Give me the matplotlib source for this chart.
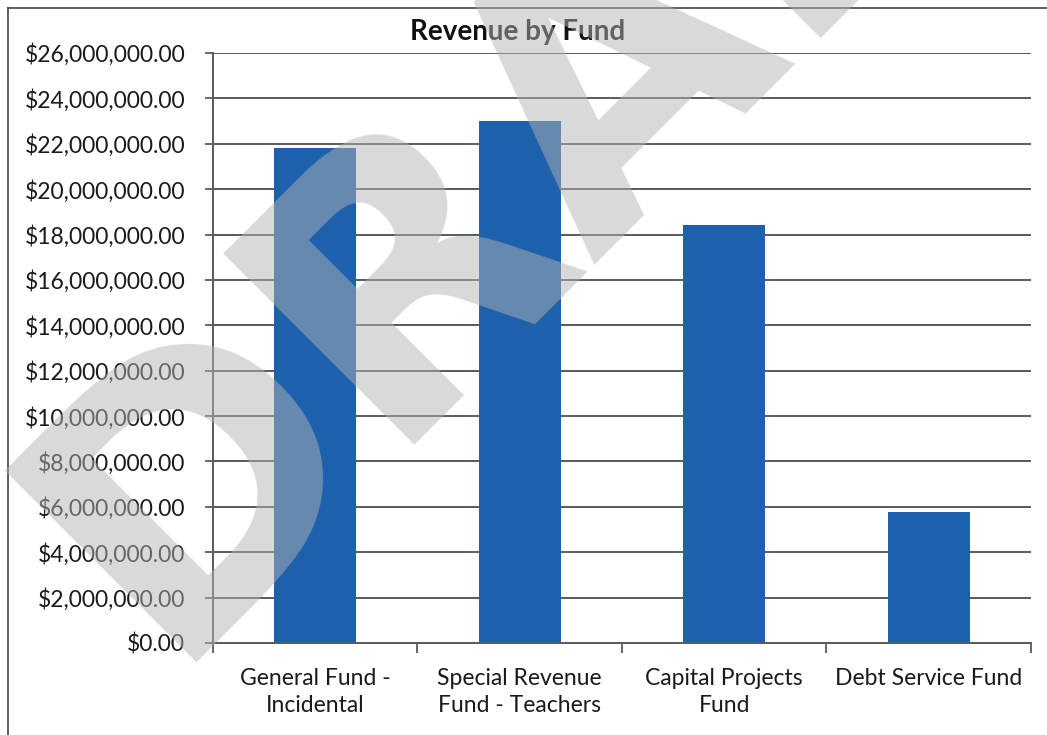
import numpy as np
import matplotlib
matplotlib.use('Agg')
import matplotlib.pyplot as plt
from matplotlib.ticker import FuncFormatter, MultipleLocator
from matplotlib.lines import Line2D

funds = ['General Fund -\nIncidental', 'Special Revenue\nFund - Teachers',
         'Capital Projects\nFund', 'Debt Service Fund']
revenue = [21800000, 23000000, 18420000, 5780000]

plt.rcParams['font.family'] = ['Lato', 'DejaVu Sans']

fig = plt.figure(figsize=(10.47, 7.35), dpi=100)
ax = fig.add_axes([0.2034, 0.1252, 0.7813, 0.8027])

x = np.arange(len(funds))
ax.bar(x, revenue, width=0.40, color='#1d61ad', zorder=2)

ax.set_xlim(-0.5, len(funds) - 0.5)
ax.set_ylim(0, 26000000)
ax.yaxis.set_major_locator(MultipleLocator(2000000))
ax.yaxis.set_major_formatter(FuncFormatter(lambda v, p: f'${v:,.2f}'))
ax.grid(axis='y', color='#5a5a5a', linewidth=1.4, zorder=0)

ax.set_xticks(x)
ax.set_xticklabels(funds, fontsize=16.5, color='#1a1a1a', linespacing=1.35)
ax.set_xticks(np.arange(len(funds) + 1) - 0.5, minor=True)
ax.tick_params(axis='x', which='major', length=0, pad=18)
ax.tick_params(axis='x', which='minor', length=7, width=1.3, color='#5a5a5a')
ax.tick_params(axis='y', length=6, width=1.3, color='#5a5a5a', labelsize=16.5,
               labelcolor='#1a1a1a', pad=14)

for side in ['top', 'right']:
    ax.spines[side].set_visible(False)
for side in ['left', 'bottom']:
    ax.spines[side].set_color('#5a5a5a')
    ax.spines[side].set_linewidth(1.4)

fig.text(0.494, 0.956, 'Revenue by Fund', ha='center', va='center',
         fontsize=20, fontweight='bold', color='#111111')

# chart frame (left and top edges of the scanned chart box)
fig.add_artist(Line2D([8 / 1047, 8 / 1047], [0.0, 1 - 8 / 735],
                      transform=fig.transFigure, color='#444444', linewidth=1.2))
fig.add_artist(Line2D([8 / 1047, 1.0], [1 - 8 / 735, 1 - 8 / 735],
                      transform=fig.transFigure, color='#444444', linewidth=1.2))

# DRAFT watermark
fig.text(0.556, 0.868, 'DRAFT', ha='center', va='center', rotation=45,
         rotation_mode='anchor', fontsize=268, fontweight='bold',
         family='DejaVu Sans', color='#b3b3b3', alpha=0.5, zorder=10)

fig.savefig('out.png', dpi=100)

### Instruction
Only the lines from the start of the material through the line containing "fontsize=20, fontweight='bold', color='#111111')" should be transcribed. Pictures stay out.

### The solution
Give me the matplotlib source for this chart.
import numpy as np
import matplotlib
matplotlib.use('Agg')
import matplotlib.pyplot as plt
from matplotlib.ticker import FuncFormatter, MultipleLocator
from matplotlib.lines import Line2D

funds = ['General Fund -\nIncidental', 'Special Revenue\nFund - Teachers',
         'Capital Projects\nFund', 'Debt Service Fund']
revenue = [21800000, 23000000, 18420000, 5780000]

plt.rcParams['font.family'] = ['Lato', 'DejaVu Sans']

fig = plt.figure(figsize=(10.47, 7.35), dpi=100)
ax = fig.add_axes([0.2034, 0.1252, 0.7813, 0.8027])

x = np.arange(len(funds))
ax.bar(x, revenue, width=0.40, color='#1d61ad', zorder=2)

ax.set_xlim(-0.5, len(funds) - 0.5)
ax.set_ylim(0, 26000000)
ax.yaxis.set_major_locator(MultipleLocator(2000000))
ax.yaxis.set_major_formatter(FuncFormatter(lambda v, p: f'${v:,.2f}'))
ax.grid(axis='y', color='#5a5a5a', linewidth=1.4, zorder=0)

ax.set_xticks(x)
ax.set_xticklabels(funds, fontsize=16.5, color='#1a1a1a', linespacing=1.35)
ax.set_xticks(np.arange(len(funds) + 1) - 0.5, minor=True)
ax.tick_params(axis='x', which='major', length=0, pad=18)
ax.tick_params(axis='x', which='minor', length=7, width=1.3, color='#5a5a5a')
ax.tick_params(axis='y', length=6, width=1.3, color='#5a5a5a', labelsize=16.5,
               labelcolor='#1a1a1a', pad=14)

for side in ['top', 'right']:
    ax.spines[side].set_visible(False)
for side in ['left', 'bottom']:
    ax.spines[side].set_color('#5a5a5a')
    ax.spines[side].set_linewidth(1.4)

fig.text(0.494, 0.956, 'Revenue by Fund', ha='center', va='center',
         fontsize=20, fontweight='bold', color='#111111')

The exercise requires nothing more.